Lumma ist eine sogenannte „Malware-as-a-service“ und nimmt damit in der hochgradig arbeitsteiligen Ökonomie der Cyberkriminellen eine entscheidende Rolle ein. Es handelt sich nach Aussage von Europol um die größte Schadsoftware zum Klau von Informationen der Welt. „Kunden“ erhalten für eine Abonnementgebühr oder eine einmalige Zahlung vorgefertigte und sofort einsetzbare Schadsoftware. Lumma beispielsweise war sogar in verschiedenen Preisstufen zwischen 250 Dollar und 20.000 Dollar erhältlich, je nach zusätzlichen Diensten und Werkzeugen zur Auswertung der geklauten Daten. Die teuerste Stufe versprach Zugriff auf den Quellcode der Schadsoftware.

Mit diesem Rundumpaket können Kriminelle auch ohne große technische Kenntnisse eigene Angriffe auf Unternehmen, Behörden und Institutionen starten. Die von Lumma auf infizierten Rechnern gesammelten Informationen und Zugangsdaten können die Angreifer dann entweder selbst ausnutzen oder beispielsweise an sogenannte Ransomware-Angreifer weiterverkaufen. Dabei infiltrieren die Cyberkriminellen die Systeme von Unternehmen oder Behörden mit Hilfe der gestohlenen Zugangsdaten, verschlüsseln möglichst viele und wichtige Daten und verlangen dann Lösegeld für deren Entschlüsselung.

Raffinierte Verbreitungsmethoden

Strafverfolgungsbehörden haben in den vergangenen Jahren ihre Taktik gegenüber Cyberkriminellen geändert: Weil sich die Verhaftung einzelner Akteure ob ihrer Herkunftsländer oft als schwierig erweist, zerstören die Strafverfolger stattdessen die Infrastruktur der Hacker, um ihnen das Leben und Geld verdienen so schwer wie möglich zu machen. „Diese Operation ist ein klares Beispiel dafür, wie öffentlich-private Partnerschaften den Kampf gegen Cyberkriminalität verändern“, sagte Edvardas Šileris, der das Europäische Zentrum zur Bekämpfung der Cyberkriminalität leitet.

Lumma ist 2022 zum ersten Mal in Erscheinung getreten und gelangte unter anderem über Installationen gefälschter Kopien beliebter Anwendungen wie ChatGPT, Phishing-E-Mails oder gefälschte sogenannte Captcha-Seiten auf die Endgeräte der Nutzer.
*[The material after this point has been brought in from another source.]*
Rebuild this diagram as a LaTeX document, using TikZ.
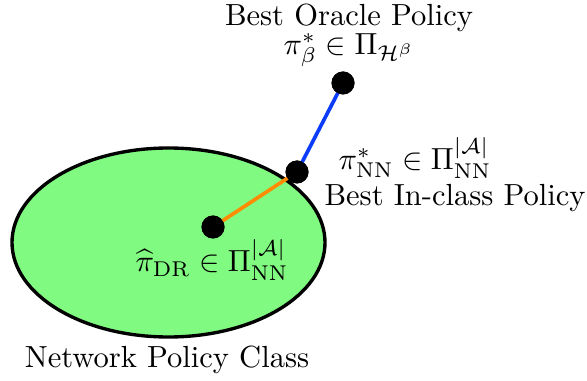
\documentclass[tikz,border=0pt]{standalone}
\usepackage{amsmath,amssymb}
\definecolor{lineblue}{RGB}{10,60,250}
\definecolor{lineorange}{RGB}{255,140,0}
\definecolor{classgreen}{RGB}{128,250,128}
\begin{document}
\begin{tikzpicture}[x=0.0115cm,y=-0.0115cm,
  dot/.style={circle,fill=black,inner sep=0pt,minimum size=23*0.0115cm},
  lbl/.style={inner sep=0pt,align=center}]
\useasboundingbox (0,0) rectangle (587,381);
\draw[line width=1.1pt,fill=classgreen] (168.5,242.5) ellipse [x radius=156.5, y radius=94.5];
\node[dot] (orc) at (343,83) {};
\node[dot] (inc) at (297,172) {};
\node[dot] (dr) at (213,227) {};
\draw[lineblue,line width=1.2pt] (inc.center) -- (orc.center);
\draw[lineorange,line width=1.2pt] (dr.center) -- (inc.center);
\node[dot] at (inc) {};
\node[dot] at (dr) {};
\node[dot] at (orc) {};
\node[lbl] (t1) at (349,18) {Best Oracle Policy};
\node[lbl] (t2) at (349,50) {$\pi^*_\beta \in \Pi_{\mathcal{H}^\beta}$};
\node[lbl,anchor=west] (t3) at (338,158) {$\pi^*_{\mathrm{NN}} \in \Pi^{|\mathcal{A}|}_{\mathrm{NN}}$};
\node[lbl] (t4) at (455,198) {Best In-class Policy};
\node[lbl] (t5) at (212,260) {$\widehat{\pi}_{\mathrm{DR}} \in \Pi^{|\mathcal{A}|}_{\mathrm{NN}}$};
\node[lbl] (t6) at (167,360) {Network Policy Class};
\end{tikzpicture}
\end{document}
Diese Tests sollen eigentlich über Bilderrätsel oder ähnliches feststellen, ob hinter einem Nutzer tatsächlich ein Mensch steckt. Stattdessen übertrugen die Kriminellen aber nach erfolgreicher Verifizierung die Schadsoftware auf die Geräte ihrer ahnungslosen Opfer.

Allein in den zwei Monaten zwischen dem 16. März 2025 und dem 16. Mai 2025 hat Microsoft auf der ganzen Welt mehr als 394.000 mit Lumma infizierte Computer identifiziert. Lumma sei leicht zu verteilen, schwierig zu erkennen und könne gewisse Cybersicherheitsschranken umgehen, schreiben die Fachleute von Microsoft. Das mache die Malware so beliebt bei Kriminellen. Lumma sei Teil mehrerer Angriffe auf kritische Infrastruktur gewesen.

Der Hauptentwickler der Schadsoftware arbeitet den Erkenntnissen verschiedener IT-Sicherheitsfachleute zufolge aus Russland und nennt sich im Netz „Shamel“. Seine „Dienstleistung“ vermarktet er unter anderem über Telegram und andere russischsprachige Chatforen. Dafür hat er sogar ein eigenes Logo entwickelt: ein weißer Vogel auf blauem Grund, der „Frieden, Leichtheit und Ruhe“ symbolisieren solle. „Mit uns Geld zu verdienen ist genau so einfach“ lautet der passende Slogan dazu. Nach eigenen Angaben hatte „Shamel“ im November 2023 um die 400 aktive „Kunden“.